§ **Data for the task**
------------------------------------

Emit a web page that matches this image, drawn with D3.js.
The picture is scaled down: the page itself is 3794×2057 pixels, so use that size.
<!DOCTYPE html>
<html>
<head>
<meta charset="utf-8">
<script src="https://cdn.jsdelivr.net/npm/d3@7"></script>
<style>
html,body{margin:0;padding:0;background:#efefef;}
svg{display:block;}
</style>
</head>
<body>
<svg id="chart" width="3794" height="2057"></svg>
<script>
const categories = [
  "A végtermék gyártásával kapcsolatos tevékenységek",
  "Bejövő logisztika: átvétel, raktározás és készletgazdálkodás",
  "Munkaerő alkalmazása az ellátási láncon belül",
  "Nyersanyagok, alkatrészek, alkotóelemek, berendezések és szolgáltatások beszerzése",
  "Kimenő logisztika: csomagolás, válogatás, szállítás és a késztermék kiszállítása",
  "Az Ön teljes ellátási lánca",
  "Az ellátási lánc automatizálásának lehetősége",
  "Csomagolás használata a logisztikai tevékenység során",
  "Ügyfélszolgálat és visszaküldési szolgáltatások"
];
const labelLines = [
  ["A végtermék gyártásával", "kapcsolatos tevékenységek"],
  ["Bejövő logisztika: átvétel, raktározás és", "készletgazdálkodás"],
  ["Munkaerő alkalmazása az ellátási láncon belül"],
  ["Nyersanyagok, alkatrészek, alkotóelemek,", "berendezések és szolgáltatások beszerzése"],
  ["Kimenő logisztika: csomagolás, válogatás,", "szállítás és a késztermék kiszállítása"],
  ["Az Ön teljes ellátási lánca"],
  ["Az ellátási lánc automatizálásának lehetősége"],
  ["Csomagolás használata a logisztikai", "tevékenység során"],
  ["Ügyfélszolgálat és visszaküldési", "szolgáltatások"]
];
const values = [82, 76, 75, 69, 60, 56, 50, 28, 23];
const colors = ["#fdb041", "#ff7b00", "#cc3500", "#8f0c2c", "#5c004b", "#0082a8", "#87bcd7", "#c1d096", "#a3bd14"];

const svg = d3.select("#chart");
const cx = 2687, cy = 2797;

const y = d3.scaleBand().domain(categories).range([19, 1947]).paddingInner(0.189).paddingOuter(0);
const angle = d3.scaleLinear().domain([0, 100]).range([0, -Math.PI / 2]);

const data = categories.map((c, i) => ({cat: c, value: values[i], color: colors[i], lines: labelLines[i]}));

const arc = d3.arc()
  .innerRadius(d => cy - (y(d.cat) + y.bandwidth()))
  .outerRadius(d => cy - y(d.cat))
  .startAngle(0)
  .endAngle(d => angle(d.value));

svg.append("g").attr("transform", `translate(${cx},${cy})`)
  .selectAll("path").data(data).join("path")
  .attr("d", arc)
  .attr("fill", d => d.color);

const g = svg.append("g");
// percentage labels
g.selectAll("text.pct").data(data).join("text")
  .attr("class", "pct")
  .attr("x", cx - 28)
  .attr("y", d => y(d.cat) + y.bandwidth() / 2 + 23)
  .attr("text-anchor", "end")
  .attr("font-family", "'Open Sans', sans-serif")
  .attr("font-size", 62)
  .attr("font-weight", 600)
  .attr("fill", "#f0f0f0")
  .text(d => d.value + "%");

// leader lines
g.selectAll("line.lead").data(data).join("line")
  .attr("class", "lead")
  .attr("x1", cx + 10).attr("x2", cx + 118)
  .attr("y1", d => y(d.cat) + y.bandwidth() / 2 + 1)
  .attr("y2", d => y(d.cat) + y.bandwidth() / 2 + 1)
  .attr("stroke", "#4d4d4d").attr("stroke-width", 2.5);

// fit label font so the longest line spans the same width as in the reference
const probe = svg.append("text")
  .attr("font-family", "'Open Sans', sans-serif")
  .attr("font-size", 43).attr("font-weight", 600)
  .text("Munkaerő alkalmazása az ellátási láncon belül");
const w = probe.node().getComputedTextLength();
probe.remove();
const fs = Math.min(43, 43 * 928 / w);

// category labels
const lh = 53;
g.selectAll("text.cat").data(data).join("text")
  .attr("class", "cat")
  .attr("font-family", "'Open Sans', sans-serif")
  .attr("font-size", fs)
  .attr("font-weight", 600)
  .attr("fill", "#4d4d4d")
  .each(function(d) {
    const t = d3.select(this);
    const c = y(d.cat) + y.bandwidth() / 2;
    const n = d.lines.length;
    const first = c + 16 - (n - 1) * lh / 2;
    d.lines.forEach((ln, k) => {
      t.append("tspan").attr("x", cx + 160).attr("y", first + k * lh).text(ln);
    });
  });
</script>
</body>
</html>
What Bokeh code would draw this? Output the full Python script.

------------------------------------

From the listing above, extract every line exactly as it stands.

§ **Output of the task**
Emit a web page that matches this image, drawn with D3.js.
The picture is scaled down: the page itself is 3794×2057 pixels, so use that size.
<!DOCTYPE html>
<html>
<head>
<meta charset="utf-8">
<script src="https://cdn.jsdelivr.net/npm/d3@7"></script>
<style>
html,body{margin:0;padding:0;background:#efefef;}
svg{display:block;}
</style>
</head>
<body>
<svg id="chart" width="3794" height="2057"></svg>
<script>
const categories = [
  "A végtermék gyártásával kapcsolatos tevékenységek",
  "Bejövő logisztika: átvétel, raktározás és készletgazdálkodás",
  "Munkaerő alkalmazása az ellátási láncon belül",
  "Nyersanyagok, alkatrészek, alkotóelemek, berendezések és szolgáltatások beszerzése",
  "Kimenő logisztika: csomagolás, válogatás, szállítás és a késztermék kiszállítása",
  "Az Ön teljes ellátási lánca",
  "Az ellátási lánc automatizálásának lehetősége",
  "Csomagolás használata a logisztikai tevékenység során",
  "Ügyfélszolgálat és visszaküldési szolgáltatások"
];
const labelLines = [
  ["A végtermék gyártásával", "kapcsolatos tevékenységek"],
  ["Bejövő logisztika: átvétel, raktározás és", "készletgazdálkodás"],
  ["Munkaerő alkalmazása az ellátási láncon belül"],
  ["Nyersanyagok, alkatrészek, alkotóelemek,", "berendezések és szolgáltatások beszerzése"],
  ["Kimenő logisztika: csomagolás, válogatás,", "szállítás és a késztermék kiszállítása"],
  ["Az Ön teljes ellátási lánca"],
  ["Az ellátási lánc automatizálásának lehetősége"],
  ["Csomagolás használata a logisztikai", "tevékenység során"],
  ["Ügyfélszolgálat és visszaküldési", "szolgáltatások"]
];
const values = [82, 76, 75, 69, 60, 56, 50, 28, 23];
const colors = ["#fdb041", "#ff7b00", "#cc3500", "#8f0c2c", "#5c004b", "#0082a8", "#87bcd7", "#c1d096", "#a3bd14"];

const svg = d3.select("#chart");
const cx = 2687, cy = 2797;

const y = d3.scaleBand().domain(categories).range([19, 1947]).paddingInner(0.189).paddingOuter(0);
const angle = d3.scaleLinear().domain([0, 100]).range([0, -Math.PI / 2]);

const data = categories.map((c, i) => ({cat: c, value: values[i], color: colors[i], lines: labelLines[i]}));

const arc = d3.arc()
  .innerRadius(d => cy - (y(d.cat) + y.bandwidth()))
  .outerRadius(d => cy - y(d.cat))
  .startAngle(0)
  .endAngle(d => angle(d.value));

svg.append("g").attr("transform", `translate(${cx},${cy})`)
  .selectAll("path").data(data).join("path")
  .attr("d", arc)
  .attr("fill", d => d.color);

const g = svg.append("g");
// percentage labels
g.selectAll("text.pct").data(data).join("text")
  .attr("class", "pct")
  .attr("x", cx - 28)
  .attr("y", d => y(d.cat) + y.bandwidth() / 2 + 23)
  .attr("text-anchor", "end")
  .attr("font-family", "'Open Sans', sans-serif")
  .attr("font-size", 62)
  .attr("font-weight", 600)
  .attr("fill", "#f0f0f0")
  .text(d => d.value + "%");

// leader lines
g.selectAll("line.lead").data(data).join("line")
  .attr("class", "lead")
  .attr("x1", cx + 10).attr("x2", cx + 118)
  .attr("y1", d => y(d.cat) + y.bandwidth() / 2 + 1)
  .attr("y2", d => y(d.cat) + y.bandwidth() / 2 + 1)
  .attr("stroke", "#4d4d4d").attr("stroke-width", 2.5);

// fit label font so the longest line spans the same width as in the reference
const probe = svg.append("text")
  .attr("font-family", "'Open Sans', sans-serif")
  .attr("font-size", 43).attr("font-weight", 600)
  .text("Munkaerő alkalmazása az ellátási láncon belül");
const w = probe.node().getComputedTextLength();
probe.remove();
const fs = Math.min(43, 43 * 928 / w);

// category labels
const lh = 53;
g.selectAll("text.cat").data(data).join("text")
  .attr("class", "cat")
  .attr("font-family", "'Open Sans', sans-serif")
  .attr("font-size", fs)
  .attr("font-weight", 600)
  .attr("fill", "#4d4d4d")
  .each(function(d) {
    const t = d3.select(this);
    const c = y(d.cat) + y.bandwidth() / 2;
    const n = d.lines.length;
    const first = c + 16 - (n - 1) * lh / 2;
    d.lines.forEach((ln, k) => {
      t.append("tspan").attr("x", cx + 160).attr("y", first + k * lh).text(ln);
    });
  });
</script>
</body>
</html>
What Bokeh code would draw this? Output the full Python script.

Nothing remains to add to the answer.